AS POINTED OUT IN THAT DECISION THE SUPREME COURT HAS REPEATEDLY HELD THAT THE COURTS WILL DISTURB ADMINISTRATIVE ACTION BASED ON A MISCONSTRUCTION OF THE APPLICABLE STATUTE. IT IS THE POSITION OF THIS OFFICE THAT, PROPERLY CONSTRUED, AN ALLOWANCE UNDER SECTION 9 OF THE MERCHANT SHIP SALES ACT OF 1946 COULD NEVER INCLUDE AN AMOUNT ATTRIBUTABLE TO FACTOR E. FACTOR E, AS CONTAINED IN SECTION 8, AUTHORIZED THE COMMISSION, IN FIXING THE FAIR AND REASONABLE VALUE OF A VESSEL TO BE TURNED IN FOR AN ALLOWANCE OF CREDIT ON THE PURCHASE OF A WAR-BUILT VESSEL, TO INCLUDE SOME ADDITIONAL AMOUNT WHERE NECESSARY BY REASON OF "THE PUBLIC INTEREST IN PROMOTING EXCHANGES OF VESSELS AS A MEANS OF REHABILITATING AND MODERNIZING THE AMERICAN MERCHANT MARINE.' SECTION 9 APPLIED TO VESSELS ALREADY EXCHANGED BEFORE THE ACT WAS PASSED. THE PURPOSE AND INTENT OF FACTOR E COULD NEVER HAVE APPLICATION TO A VESSEL THAT HAD ALREADY BEEN EXCHANGED. IN SUCH CASES THE INDUCEMENT INTENDED BY THE CONGRESS TO BE PROVIDED BY FACTOR E COULD NEVER PROPERLY BE DETERMINED AS NECESSARY. CONSEQUENTLY, THE CONTRACTS HERE INVOLVED CALLED FOR ALLOWANCES FIXED ON A MISCONSTRUCTION OF THE LAW.
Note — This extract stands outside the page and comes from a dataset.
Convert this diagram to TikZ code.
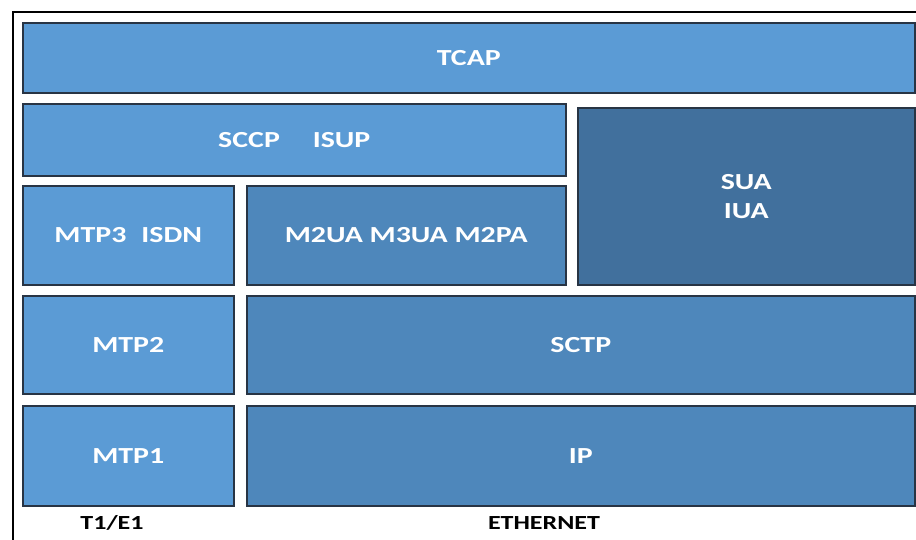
\documentclass[tikz,border=0pt]{standalone}
\usepackage{fontspec}
\usepackage{graphicx}
\setmainfont{Carlito}
\newcommand{\stretchtxt}[1]{\scalebox{1.3}[1]{#1}}
\definecolor{lightblue}{RGB}{91,155,213}
\definecolor{midblue}{RGB}{78,135,187}
\definecolor{darkblue}{RGB}{65,112,157}
\definecolor{edgecol}{RGB}{40,52,68}
\tikzset{
  layer/.style={draw=edgecol, line width=1.6pt, anchor=north west, inner sep=0pt,
    text=white, font=\fontsize{23}{30}\selectfont\bfseries, align=center},
  light/.style={layer, fill=lightblue},
  mid/.style={layer, fill=midblue},
  dark/.style={layer, fill=darkblue},
  caption/.style={text=black, font=\fontsize{20}{24}\selectfont\bfseries, inner sep=0pt}
}
\begin{document}
\begin{tikzpicture}[x=1pt,y=-1pt]
\useasboundingbox (0,0) rectangle (916,539);
\begin{scope}
\clip (0,0) rectangle (916,539);
\fill[white] (0,0) rectangle (916,539);
\draw[line width=2.6pt, black] (13,560) -- (13,12) -- (930,12);
\end{scope}
\node[light, minimum width=892pt, minimum height=70pt] (tcap) at (22,22) {\stretchtxt{TCAP}};
\node[light, minimum width=543pt, minimum height=72pt] (sccp) at (22,103) {\stretchtxt{SCCP\hspace{1.1em}ISUP}};
\node[dark, minimum width=337pt, minimum height=177pt] (sua) at (577,107) {\stretchtxt{SUA}\\[-1pt]\stretchtxt{IUA}};
\node[light, minimum width=211pt, minimum height=99pt] (mtp3) at (22,185) {\stretchtxt{MTP3\hspace{0.5em}ISDN}};
\node[mid, minimum width=319pt, minimum height=99pt] (m2ua) at (246,185) {\stretchtxt{M2UA M3UA M2PA}};
\node[light, minimum width=211pt, minimum height=98pt] (mtp2) at (22,295) {\stretchtxt{MTP2}};
\node[mid, minimum width=668pt, minimum height=98pt] (sctp) at (246,295) {\stretchtxt{SCTP}};
\node[light, minimum width=211pt, minimum height=100pt] (mtp1) at (22,405) {\stretchtxt{MTP1}};
\node[mid, minimum width=668pt, minimum height=100pt] (ip) at (246,405) {\stretchtxt{IP}};
\node[caption] (t1e1) at (112,523) {\stretchtxt{T1/E1}};
\node[caption] (eth) at (544,523) {\stretchtxt{ETHERNET}};
\end{tikzpicture}
\end{document}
IT WOULD SEEM UNNECESSARY TO DWELL AT LENGTH UPON THE EFFECT OF THE RELEASE EXECUTED IN CONNECTION WITH THE CONTRACTS COVERING THESE 17 VESSELS. IF BY THE SIMPLE EXPEDIENT OF SUCH A RELEASE A GOVERNMENT OFFICIAL COULD FURNISH A CONTRACTOR WITH A GUARANTEE AGAINST RECOVERY OF AN ILLEGAL PAYMENT, THE RULE LAID DOWN BY THE SUPREME COURT WOULD BE RENDERED MEANINGLESS. THUS, REFERENCE IS AGAIN MADE TO WISCONSIN CENTRAL RAILROAD V. UNITED STATES, 164 U.S. 190, WHEREIN THE SUPREME COURT SAID---

* * * THE GOVERNMENT CANNOT BE BOUND BY THE ACTION OF ITS OFFICERS, WHO MUST BE HELD TO THE PERFORMANCE OF THEIR DUTIES WITHIN THE STRICT LIMITS OF THEIR LEGAL AUTHORITY, WHERE BY MISCONSTRUCTION OF THE LAW UNDER WHICH THEY HAVE ASSUMED TO ACT, UNAUTHORIZED PAYMENTS ARE MADE * * *. BRINGING THIS PRINCIPLE ONE STEP FURTHER THE FORMER MARITIME COMMISSION HAD NO MORE AUTHORITY TO EXECUTE A BINDING RELEASE IN THE PRESENT CASE THAN IT HAD TO MAKE A CONTRACT CALLING FOR AN ILLEGAL EXPENDITURE OR CREDIT.

ACCORDINGLY, I HAVE TO ADVISE THAT THIS OFFICE DOES NOT REGARD THE CONTRACTS COVERING THE SUBJECT 17 VESSELS AS BINDING SO AS TO PRECLUDE THE RECOVERY OF SUCH AMOUNTS AS MAY BE IN EXCESS OF THOSE PROVIDED FOR IN THE APPLICABLE STATUTE PROPERLY CONSTRUED. THE COOPERATION OF THE FEDERAL MARITIME BOARD AND MARITIME ADMINISTRATION IS RESPECTFULLY REQUESTED IN THE RECOVERY OF SUCH EXCESSIVE PAYMENTS OR THE CANCELLATION OF SUCH EXCESSIVE CREDITS.